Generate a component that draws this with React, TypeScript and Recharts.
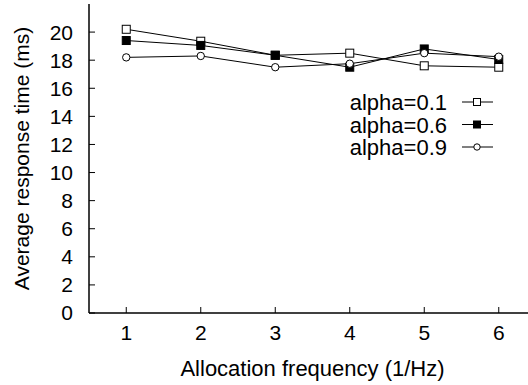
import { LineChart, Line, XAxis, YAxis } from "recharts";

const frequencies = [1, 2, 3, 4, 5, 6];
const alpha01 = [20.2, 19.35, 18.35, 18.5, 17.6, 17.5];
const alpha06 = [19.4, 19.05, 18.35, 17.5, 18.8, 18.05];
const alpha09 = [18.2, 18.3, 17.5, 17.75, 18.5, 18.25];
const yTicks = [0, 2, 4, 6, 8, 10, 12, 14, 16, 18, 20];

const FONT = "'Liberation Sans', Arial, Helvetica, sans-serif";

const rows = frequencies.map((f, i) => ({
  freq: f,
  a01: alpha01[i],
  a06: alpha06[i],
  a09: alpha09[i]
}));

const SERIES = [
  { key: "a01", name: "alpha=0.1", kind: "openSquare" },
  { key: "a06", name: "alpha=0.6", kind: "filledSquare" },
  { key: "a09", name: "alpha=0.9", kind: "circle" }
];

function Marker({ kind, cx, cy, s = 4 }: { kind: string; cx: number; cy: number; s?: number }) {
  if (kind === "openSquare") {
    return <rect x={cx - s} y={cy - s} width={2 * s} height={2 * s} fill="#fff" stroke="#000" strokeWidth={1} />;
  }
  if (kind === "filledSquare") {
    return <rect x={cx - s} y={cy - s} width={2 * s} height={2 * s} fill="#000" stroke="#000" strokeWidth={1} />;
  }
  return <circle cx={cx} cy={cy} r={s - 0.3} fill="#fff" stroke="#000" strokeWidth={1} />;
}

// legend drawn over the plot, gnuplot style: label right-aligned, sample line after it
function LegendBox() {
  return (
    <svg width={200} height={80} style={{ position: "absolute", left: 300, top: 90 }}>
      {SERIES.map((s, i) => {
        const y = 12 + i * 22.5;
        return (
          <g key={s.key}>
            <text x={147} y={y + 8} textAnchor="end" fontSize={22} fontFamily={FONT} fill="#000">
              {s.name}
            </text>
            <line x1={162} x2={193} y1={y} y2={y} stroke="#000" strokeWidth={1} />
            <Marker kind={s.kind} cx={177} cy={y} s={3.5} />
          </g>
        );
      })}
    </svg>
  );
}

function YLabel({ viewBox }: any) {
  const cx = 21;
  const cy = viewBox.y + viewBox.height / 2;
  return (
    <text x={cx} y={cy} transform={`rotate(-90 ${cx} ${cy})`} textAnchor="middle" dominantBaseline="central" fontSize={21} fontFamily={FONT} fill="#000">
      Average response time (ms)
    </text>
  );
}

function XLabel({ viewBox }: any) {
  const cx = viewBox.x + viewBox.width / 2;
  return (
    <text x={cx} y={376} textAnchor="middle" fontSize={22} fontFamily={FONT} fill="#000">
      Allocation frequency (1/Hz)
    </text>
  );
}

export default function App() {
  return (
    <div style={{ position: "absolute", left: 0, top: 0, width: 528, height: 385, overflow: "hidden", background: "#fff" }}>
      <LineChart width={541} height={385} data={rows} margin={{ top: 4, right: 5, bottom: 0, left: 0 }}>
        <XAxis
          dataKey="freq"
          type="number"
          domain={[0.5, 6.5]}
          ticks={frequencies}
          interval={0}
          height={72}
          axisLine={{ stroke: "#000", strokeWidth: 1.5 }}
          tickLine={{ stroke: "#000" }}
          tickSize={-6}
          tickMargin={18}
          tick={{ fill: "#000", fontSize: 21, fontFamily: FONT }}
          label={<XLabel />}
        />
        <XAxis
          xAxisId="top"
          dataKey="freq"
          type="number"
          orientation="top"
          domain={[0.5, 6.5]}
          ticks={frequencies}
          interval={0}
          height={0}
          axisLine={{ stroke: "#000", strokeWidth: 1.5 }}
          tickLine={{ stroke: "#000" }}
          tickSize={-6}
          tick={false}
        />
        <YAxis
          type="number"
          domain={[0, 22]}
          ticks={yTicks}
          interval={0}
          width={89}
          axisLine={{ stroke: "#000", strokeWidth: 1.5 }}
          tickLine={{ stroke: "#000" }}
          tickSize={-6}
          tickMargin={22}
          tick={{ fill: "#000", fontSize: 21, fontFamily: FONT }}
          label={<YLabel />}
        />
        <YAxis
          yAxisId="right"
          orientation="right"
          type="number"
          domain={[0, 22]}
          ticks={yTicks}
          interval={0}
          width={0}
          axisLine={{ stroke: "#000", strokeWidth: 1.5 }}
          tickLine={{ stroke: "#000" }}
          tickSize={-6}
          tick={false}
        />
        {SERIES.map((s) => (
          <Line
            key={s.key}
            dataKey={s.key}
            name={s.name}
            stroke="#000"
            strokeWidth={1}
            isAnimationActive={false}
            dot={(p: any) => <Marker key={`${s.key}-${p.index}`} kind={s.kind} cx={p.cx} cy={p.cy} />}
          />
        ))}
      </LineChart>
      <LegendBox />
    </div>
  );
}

Direction: Reproduce exactly the run of lines that opens the listing and closes with the line holding "16, 18, 20];". Pictures are excluded.

Expected output:
Generate a component that draws this with React, TypeScript and Recharts.
import { LineChart, Line, XAxis, YAxis } from "recharts";

const frequencies = [1, 2, 3, 4, 5, 6];
const alpha01 = [20.2, 19.35, 18.35, 18.5, 17.6, 17.5];
const alpha06 = [19.4, 19.05, 18.35, 17.5, 18.8, 18.05];
const alpha09 = [18.2, 18.3, 17.5, 17.75, 18.5, 18.25];
const yTicks = [0, 2, 4, 6, 8, 10, 12, 14, 16, 18, 20];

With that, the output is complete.